The CBC’s fight to see mandate letters for Ontario cabinet ministers goes to “the very core” of what freedom-of-information regimes are designed to foster, a lawyer for the public broadcaster told the country’s top court Tuesday.
These elements are an informed public, accountable government and, ultimately, the democratic process, Justin Safayeni argued in the Supreme Court of Canada.
The court heard oral arguments concerning Ontario’s attempt to block the release of 23 letters Premier Doug Ford wrote to cabinet ministers shortly after his Progressive Conservative government took office five years ago.
The Ontario government contends the disclosure of mandate letters would reveal the substance of deliberations of the premier and his cabinet, breaching a key tenet of Westminster-style government.
A seven-member panel of the Supreme Court reserved judgment in the case until a later date after hearing from the parties and several interveners.
The dispute began when Ontario’s cabinet office refused the CBC’s freedom-of-information request for the letters, citing a cabinet privilege exemption in the Freedom of Information and Protection of Privacy Act.

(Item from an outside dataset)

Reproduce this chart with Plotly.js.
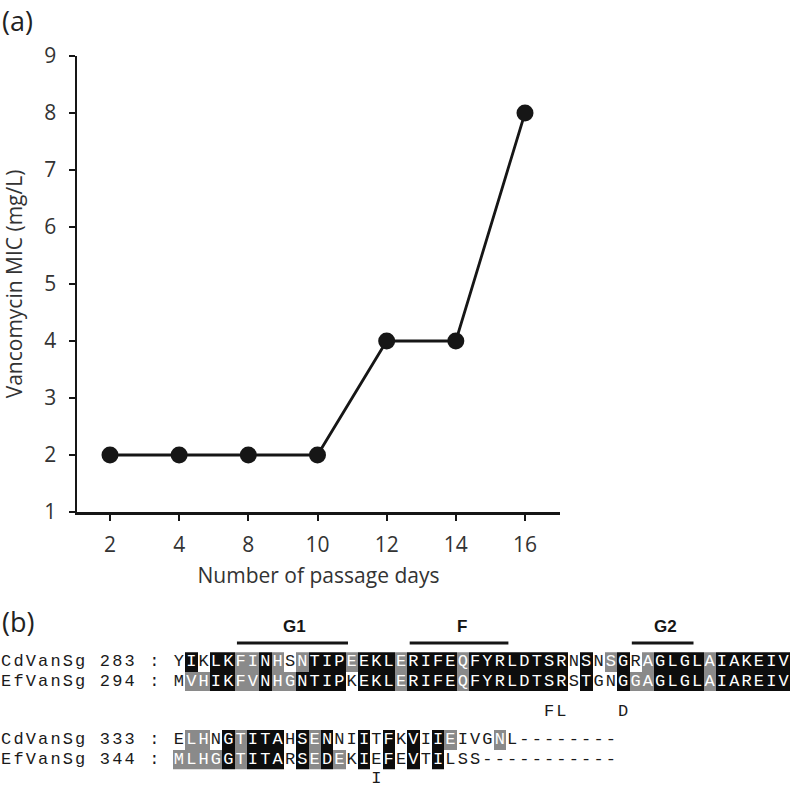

The CBC appealed to the Ontario information and privacy commissioner, who ordered release of the letters to the public broadcaster.
A divisional court dismissed the attorney general’s application for judicial review, and the Ontario Court of Appeal upheld the decision.
That prompted Ontario to take its case to the Supreme Court.
The information and privacy commissioner had found no evidence the records in question were tabled at a cabinet meeting, weighed the reasons for a particular course of action or spelled out the views or ideas of cabinet members.
As a result, the commissioner found the cabinet office had not shown the letters would reveal the substance of cabinet deliberations.
In a written brief filed with the court, the Ontario attorney general says cabinet confidentiality, candour and solidarity are fundamental to a system where responsible ministers collectively decide government policy.
The attorney general argues the commissioner’s narrow and restrictive interpretation of “substance of deliberations” is an “unwarranted incursion” into the functioning of cabinet.
Although the commissioner characterizes the policy priorities in the letters as outcomes of the premier’s deliberations, “clearly the letters contained more than that,” effectively kick-starting the entire cabinet policy development process, said Judie Im, a lawyer for the attorney general.
Justice Sheilah Martin suggested to Safayeni that the mandate letters could be seen as the start of a conversation about what the premier wants a minister to do, not the end of deliberations.
Safayeni said the mandate letters fall in the middle — between the premier’s deliberative process about marching orders for his ministers and the plans or proposed policies a minister might put before cabinet at a later date.
In its own brief, the commissioner asks the top court to consider whether the decision to order disclosure bears the “hallmarks of reasonableness in terms of justification, transparency and intelligibility, particularly in light of the history of the proceedings, the evidence and submissions presented and the established case law that went unchallenged.”